The problem with this approach is that computers do not have an intuitive notion of similarity. Instead, computers make decisions by comparing numbers. Therefore, in order to automate the process, we need a numerical measure of how good different parameter values are. In this article I present the likelihood function as this measure.

As it is boring to use the term “likelihood function” repeatedly, I will use “likelihood” for short. Also, measuring how good parameter values are is referred to as measuring the “goodness of fit” of the parameters. For the same reason I will use “goodness” as an abbreviation of “goodness of fit”.

Why use the Likelihood & What is it?

Why use the likelihood? For instance, you may already know other measures of goodness and so using the likelihood may seem like reinventing the wheel.

Although the likelihood is only one of many measures, it is a good place to start as it represents a natural progression from our intuitive assessment of goodness. To show this, let’s first look at the intuitive approach again.

In the intuitive approach, goodness is assessed by judging how similar a plot of the pseudo-data is to a plot of the observed data.

Bringing rigour to this approach is difficult, as people will have different opinions on how similar two plots are. However, when the plots are identical we can be sure that everyone will consider them to be highly similar (I would hope!).

The likelihood follows from this, as it measures goodness by calculating the probability of the model generating pseudo-data that is identical to the observed data.

In other words, rather than judging by eye how similar one set of pseudo-data is to the actual data, with the likelihood we can calculate the proportion of the time that the pseudo-data will be identical to the actual data.

Hopefully the link between the likelihood and our intuitive assessment is apparent but please leave a comment if you are unsure.

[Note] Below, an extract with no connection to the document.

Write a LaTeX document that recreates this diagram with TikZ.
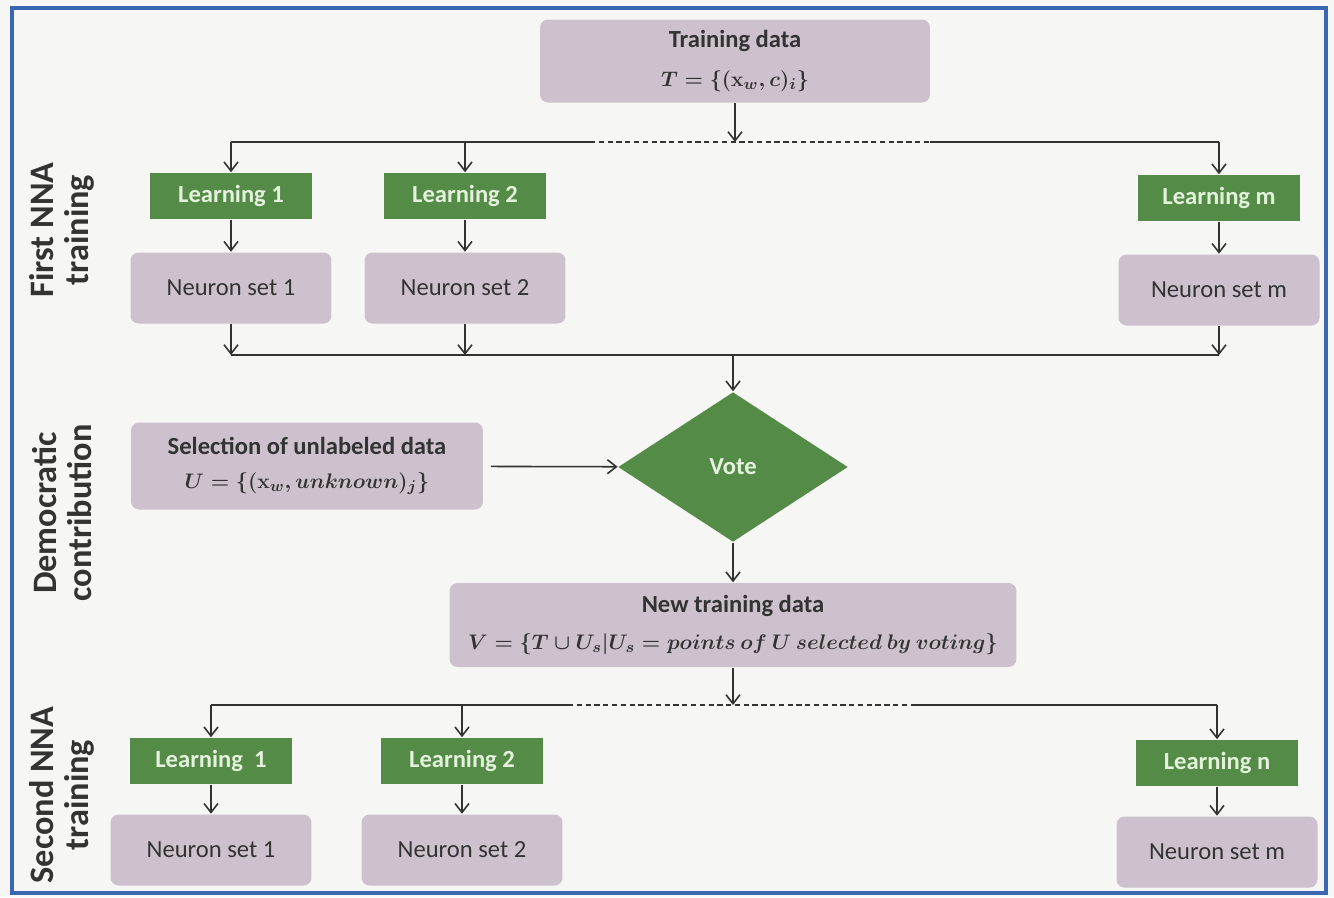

Now that we understand why we might use the likelihood, we are prepared to discuss how it is constructed. For this purpose we will take our state transition model as a case study. I will first walk through the relatively simple task of constructing the likelihood imagining we had complete data. Following this I move on to our actual problem involving incomplete data.

The Likelihood in the case of Complete Data

In the case of our claim transition model, a complete dataset would include the state of each claim at each time after it has been reported. In order to visualise this it helps to use a tree diagram, as below (please click).


The diagram shows every possible combination of states a claim can be in after being reported, up until the fourth period. The states a claim can be in at each time are represented by nodes (circles). Furthermore, the nodes are arranged in rows as each row represents the time at which the claim is in the given state. Finally, the arrows between nodes represent how the state of the claim can change between times.

There are three different types of node to represent the three possible states of the claim. A claim can be closed (the node labelled with a “C”), it can be open at the end of a period when no payment occurs (“N”), or it can be open when a payment does occur (“P”). The state of the claim at reporting (“Time 0”) is represented by a red dot; other than being open, the state at reporting is not important in our model.

We can use the diagram to represent the data collected on a single claim after observing it for four periods. To illustrate this I have highlighted one “path” on the diagram.

For the highlighted claim, a payment was made in the first period and so it transitioned to the “P” node. No payments were made in the second and third periods, although the claim remained open, so it transitioned to the “N” node. Finally, in the last period it closed and so it transitioned to the “C” node. Although we don’t see the transitions beyond time 4, we know that a closed claim remains closed.

We can calculate the probability of a claim taking this path by multiplying together the probabilities of moving between each of the states, read from the state transition diagram. In particular, for the highlighted claim, the first transition has a probability of “(1-p)q”, the second transition a probability of “(1-p)(1-q)”, the third “(1-p)(1-q)”, and the fourth “p”. Consequently, the probability of a claim taking this path is “(1-p)q(1-p)(1-q)(1-p)(1-q)p”.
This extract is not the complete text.